Reviewer Jonathan Chait briskly summed up Hegseth’s agenda in his own words: American Crusade calls for the “categorical defeat of the Left,” with the goal of “utter annihilation,” without which “America cannot, and will not, survive.”

And his scheme also looks different to others close by: besides the school protests, when the Army canceled recruiting visits to an annual national awards ceremony for Black engineers, the news site military.com reported that it “sparked calls of discrimination.”

“It’s f—ing racist,” one active-duty Army general told Military.com on the condition of anonymity to avoid retaliation. “For the Army now, it’s ‘Blacks need not apply’ and it breaks my heart.”

In Virginia, state representative, Mike Feggans, whose Virginia Beach district adjoins major naval bases around Norfolk, took to Instagram to denounce:

President Trump’s attack on Black History Month and cultural celebrations within the Department of Defense, and the removal of books and lessons plans for Department of Defense on base schools isn’t just about canceling events—it’s about erasing our history and reshaping our future.”

These scattered voices are not yet slowing the Hegseth-Trump drive, any more than the complaints from outraged prominent Blacks deterred Woodrow Wilson’s 1913 re-segregation campaign.

It is no coincidence that his first two multi-starred victims, the very highest-ranking officers, were a Black male and a woman: Air Force General Charles Q. Brown Jr., Chairman of the Joint Chiefs of Staff; and Admiral Lisa Franchetti, Chief of Naval Operations. 

Shot down & sunk: General Brown & Admiral Franchetti


Between them they had 80 years of successful military experience, four unblemished decades apiece (Hegseth has one, not unblemished). Their “offenses” were two:

1. Having been identified as sympathetic to continuing the process Harry Truman began in 1948. And
2. Being themselves.


Whatever; Pete Hegseth hates generals, his books make that abundantly clear, and he continues
on a roll, determined to bleach the barracks and remasculinize the ranks.
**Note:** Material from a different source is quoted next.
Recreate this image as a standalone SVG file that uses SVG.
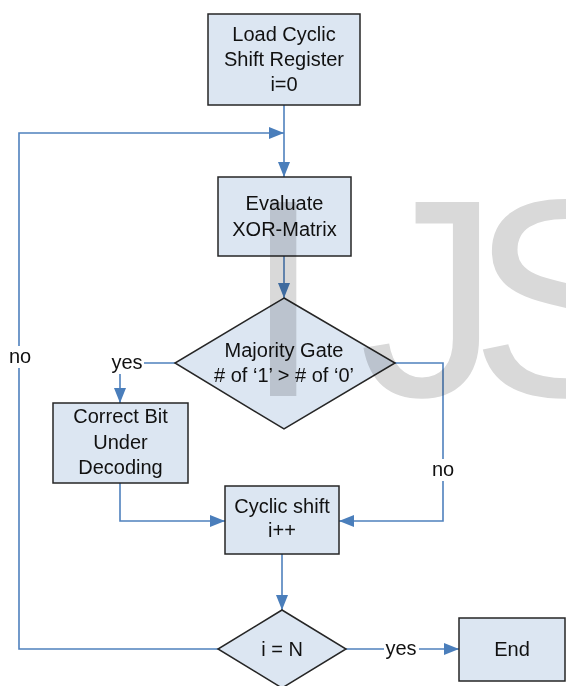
<svg xmlns="http://www.w3.org/2000/svg" width="566" height="686" viewBox="0 0 566 686">
  <defs>
    <style>
      .node { fill: #dce6f2; stroke: #262626; stroke-width: 1.5; }
      .conn { fill: none; stroke: #4f81bd; stroke-width: 1.6; }
      text { font-family: "Liberation Sans", Arial, sans-serif; font-size: 20px; fill: #111; text-anchor: middle; }
      .lblbg { fill: #ffffff; }
      .wm { font-size: 282px; fill: #d9d9d9; text-anchor: start; mix-blend-mode: multiply; }
    </style>
    <marker id="arr" viewBox="0 0 15 12" refX="15" refY="6" markerWidth="15" markerHeight="12" markerUnits="userSpaceOnUse" orient="auto">
      <path d="M0,0 L15,6 L0,12 Z" fill="#4a7ebb"/>
    </marker>
  </defs>
  <rect width="566" height="686" fill="#ffffff"/>

  <g id="connectors">
    <path class="conn" d="M284,105 V177" marker-end="url(#arr)"/>
    <path class="conn" d="M218,649 H19 V133 H284" marker-end="url(#arr)"/>
    <path class="conn" d="M284,256 V298" marker-end="url(#arr)"/>
    <path class="conn" d="M175,363 H120 V403" marker-end="url(#arr)"/>
    <path class="conn" d="M120,483 V521 H225" marker-end="url(#arr)"/>
    <path class="conn" d="M395,363 H443 V521 H339" marker-end="url(#arr)"/>
    <path class="conn" d="M282,554 V610" marker-end="url(#arr)"/>
    <path class="conn" d="M346,649 H459" marker-end="url(#arr)"/>
    <g id="labels">
      <rect class="lblbg" x="109" y="350" width="35" height="24"/>
      <text x="127" y="369">yes</text>
      <rect class="lblbg" x="8" y="346" width="24" height="22"/>
      <text x="20" y="363">no</text>
      <rect class="lblbg" x="431" y="459" width="25" height="22"/>
      <text x="443" y="476">no</text>
      <rect class="lblbg" x="384" y="637" width="35" height="24"/>
      <text x="401" y="655">yes</text>
    </g>
  </g>

  <g id="load">
    <rect class="node" x="208" y="14" width="152" height="91"/>
    <text x="284" y="41">Load Cyclic</text>
    <text x="284" y="66">Shift Register</text>
    <text x="284" y="91">i=0</text>
  </g>

  <g id="evaluate">
    <rect class="node" x="218" y="177" width="133" height="79"/>
    <text x="284.5" y="210">Evaluate</text>
    <text x="284.5" y="236">XOR-Matrix</text>
  </g>

  <g id="majority">
    <polygon class="node" points="284,298 395,363 284,429 175,363"/>
    <text x="284" y="357">Majority Gate</text>
    <text x="284" y="382"># of ‘1’ &gt; # of ‘0’</text>
  </g>

  <g id="correct">
    <rect class="node" x="53" y="403" width="135" height="80"/>
    <text x="120.5" y="423">Correct Bit</text>
    <text x="120.5" y="449">Under</text>
    <text x="120.5" y="474">Decoding</text>
  </g>

  <g id="shift">
    <rect class="node" x="225" y="486" width="114" height="68"/>
    <text x="282" y="513">Cyclic shift</text>
    <text x="282" y="537">i++</text>
  </g>

  <g id="check">
    <polygon class="node" points="282,610 346,649 282,688 218,649"/>
    <text x="282" y="656">i = N</text>
  </g>

  <g id="end">
    <rect class="node" x="459" y="618" width="106" height="63"/>
    <text x="512" y="656">End</text>
  </g>

  <text class="wm" x="244 359 470" y="396">IJS</text>
</svg>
When, where and from whom will he face significant pushback? Check back if the Russian flag replaces the blue and yellow standard of Ukraine.
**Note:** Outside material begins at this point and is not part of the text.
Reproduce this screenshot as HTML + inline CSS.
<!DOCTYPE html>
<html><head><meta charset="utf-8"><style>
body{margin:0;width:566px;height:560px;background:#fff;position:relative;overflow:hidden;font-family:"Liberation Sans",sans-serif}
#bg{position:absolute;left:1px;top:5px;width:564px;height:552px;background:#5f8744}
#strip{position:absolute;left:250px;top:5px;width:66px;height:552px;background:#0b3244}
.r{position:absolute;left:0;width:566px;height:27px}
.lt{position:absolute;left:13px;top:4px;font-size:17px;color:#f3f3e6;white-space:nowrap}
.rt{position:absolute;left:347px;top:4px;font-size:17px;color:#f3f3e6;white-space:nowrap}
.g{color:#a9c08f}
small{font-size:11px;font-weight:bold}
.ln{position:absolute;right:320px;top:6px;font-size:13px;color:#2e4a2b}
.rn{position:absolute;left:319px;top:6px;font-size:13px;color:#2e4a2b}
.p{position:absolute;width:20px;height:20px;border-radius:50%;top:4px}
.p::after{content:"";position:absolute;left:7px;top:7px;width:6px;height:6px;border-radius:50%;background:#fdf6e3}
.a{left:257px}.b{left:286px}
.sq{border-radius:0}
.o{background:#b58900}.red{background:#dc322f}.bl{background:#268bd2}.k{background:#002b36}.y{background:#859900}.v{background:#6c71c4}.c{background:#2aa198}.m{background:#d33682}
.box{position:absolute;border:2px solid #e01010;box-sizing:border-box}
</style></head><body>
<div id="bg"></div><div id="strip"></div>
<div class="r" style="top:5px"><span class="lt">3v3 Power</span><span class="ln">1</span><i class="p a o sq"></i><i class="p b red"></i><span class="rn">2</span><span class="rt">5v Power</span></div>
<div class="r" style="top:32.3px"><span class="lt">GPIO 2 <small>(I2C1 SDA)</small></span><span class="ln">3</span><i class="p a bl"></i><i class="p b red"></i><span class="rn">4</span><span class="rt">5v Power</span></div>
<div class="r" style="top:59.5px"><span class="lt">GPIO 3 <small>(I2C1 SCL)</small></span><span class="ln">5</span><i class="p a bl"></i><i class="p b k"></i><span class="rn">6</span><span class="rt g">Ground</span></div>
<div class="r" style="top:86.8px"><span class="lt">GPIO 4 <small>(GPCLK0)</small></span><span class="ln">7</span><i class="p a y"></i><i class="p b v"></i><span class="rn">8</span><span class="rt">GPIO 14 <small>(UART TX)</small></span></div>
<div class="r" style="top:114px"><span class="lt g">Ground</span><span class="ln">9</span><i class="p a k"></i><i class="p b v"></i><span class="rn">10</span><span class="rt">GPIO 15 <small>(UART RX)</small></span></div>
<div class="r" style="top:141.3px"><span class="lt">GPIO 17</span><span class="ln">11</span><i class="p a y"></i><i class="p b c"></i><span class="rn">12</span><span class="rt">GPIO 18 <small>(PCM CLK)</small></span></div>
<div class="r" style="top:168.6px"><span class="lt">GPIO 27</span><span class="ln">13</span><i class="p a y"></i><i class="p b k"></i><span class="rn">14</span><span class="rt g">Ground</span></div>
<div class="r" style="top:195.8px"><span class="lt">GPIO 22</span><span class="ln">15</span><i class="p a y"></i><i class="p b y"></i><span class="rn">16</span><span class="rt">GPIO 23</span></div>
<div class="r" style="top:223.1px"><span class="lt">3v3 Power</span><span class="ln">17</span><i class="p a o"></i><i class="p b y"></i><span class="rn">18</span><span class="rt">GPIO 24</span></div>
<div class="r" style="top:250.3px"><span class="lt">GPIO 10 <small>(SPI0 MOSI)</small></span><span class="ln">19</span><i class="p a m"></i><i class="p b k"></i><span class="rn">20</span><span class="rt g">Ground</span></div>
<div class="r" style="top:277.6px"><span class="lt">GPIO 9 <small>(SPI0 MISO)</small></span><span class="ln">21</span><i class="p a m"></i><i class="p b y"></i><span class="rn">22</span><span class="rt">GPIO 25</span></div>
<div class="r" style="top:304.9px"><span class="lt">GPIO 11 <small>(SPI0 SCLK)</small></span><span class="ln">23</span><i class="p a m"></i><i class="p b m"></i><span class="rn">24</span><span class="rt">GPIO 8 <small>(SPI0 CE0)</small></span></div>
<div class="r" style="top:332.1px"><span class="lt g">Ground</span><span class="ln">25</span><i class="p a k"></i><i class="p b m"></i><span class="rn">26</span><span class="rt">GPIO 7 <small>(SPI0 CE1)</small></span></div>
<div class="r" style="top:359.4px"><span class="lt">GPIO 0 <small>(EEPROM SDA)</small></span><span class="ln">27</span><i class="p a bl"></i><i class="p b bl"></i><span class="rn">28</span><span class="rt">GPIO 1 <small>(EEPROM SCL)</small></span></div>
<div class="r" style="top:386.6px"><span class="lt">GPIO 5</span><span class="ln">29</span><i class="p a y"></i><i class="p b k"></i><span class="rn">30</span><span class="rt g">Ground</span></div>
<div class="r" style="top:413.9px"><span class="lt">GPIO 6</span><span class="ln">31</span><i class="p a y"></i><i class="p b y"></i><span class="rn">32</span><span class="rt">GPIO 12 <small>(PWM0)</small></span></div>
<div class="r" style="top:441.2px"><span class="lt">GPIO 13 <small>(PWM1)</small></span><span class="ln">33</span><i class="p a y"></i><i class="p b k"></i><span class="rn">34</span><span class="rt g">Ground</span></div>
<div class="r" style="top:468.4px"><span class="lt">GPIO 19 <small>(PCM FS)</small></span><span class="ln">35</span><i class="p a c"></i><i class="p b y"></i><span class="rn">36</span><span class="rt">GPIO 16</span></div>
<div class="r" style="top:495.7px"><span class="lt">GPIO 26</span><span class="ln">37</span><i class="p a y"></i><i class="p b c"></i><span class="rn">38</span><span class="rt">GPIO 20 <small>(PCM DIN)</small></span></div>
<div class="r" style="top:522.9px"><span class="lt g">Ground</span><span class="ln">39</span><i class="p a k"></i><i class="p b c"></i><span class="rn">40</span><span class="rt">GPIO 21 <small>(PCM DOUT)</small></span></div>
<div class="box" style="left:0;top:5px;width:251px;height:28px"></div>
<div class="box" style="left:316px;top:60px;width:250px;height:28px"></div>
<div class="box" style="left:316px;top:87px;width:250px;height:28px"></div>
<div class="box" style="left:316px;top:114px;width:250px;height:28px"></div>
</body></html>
But barring that, or some unforeseen twist of fate, Hegseth could well make segregation history repeat more than rhyme, at least in his vast uniformed domain. And the work of preserving Black History may require another Underground Railroad.

. . .  Meantime, somewhere, Woodrow Wilson is smirking behind his timelessly fashionable pince nez eyeglasses.

4 thoughts on “Erasing Black Military History: Pete Hegseth’s “American Crusade” Has Bagged Its First High-Ranking Victims: A General, an Admiral, — and Black History Month”

  1. Hi Chuck,
    I’m a lover of language and a fan of what you do with the Anglo-American version of it. However, the present tense of “hove” should heave into view.
    May your tribe increase,

    1. Hi Friend,
      It may not be an important point, but I consulted Merriam-Webster about “heaving and hoving” into view, and the impression I got was that “hove” was permissible in a sentence like the one I settled on. That is,its tense usage was somewhat flexible.

  2. Unlike Trump and Hegseth, who love to make up their own facts as needed, their critics should be more careful. To wit, World War I was not on the horizon anywhere in March 1914 when Woodrow Wilson made his comments about black Americans and they place in his government.

    1. Larry,

      Thank you for pointing out my mistake in the chronological reference to Woodrow Wilson and entering World War One. As you noted, keeping out of tbe war was an issue in the 1916 election, three years after the re-segregation. I have revised the text to correct the sequence, and regret the error.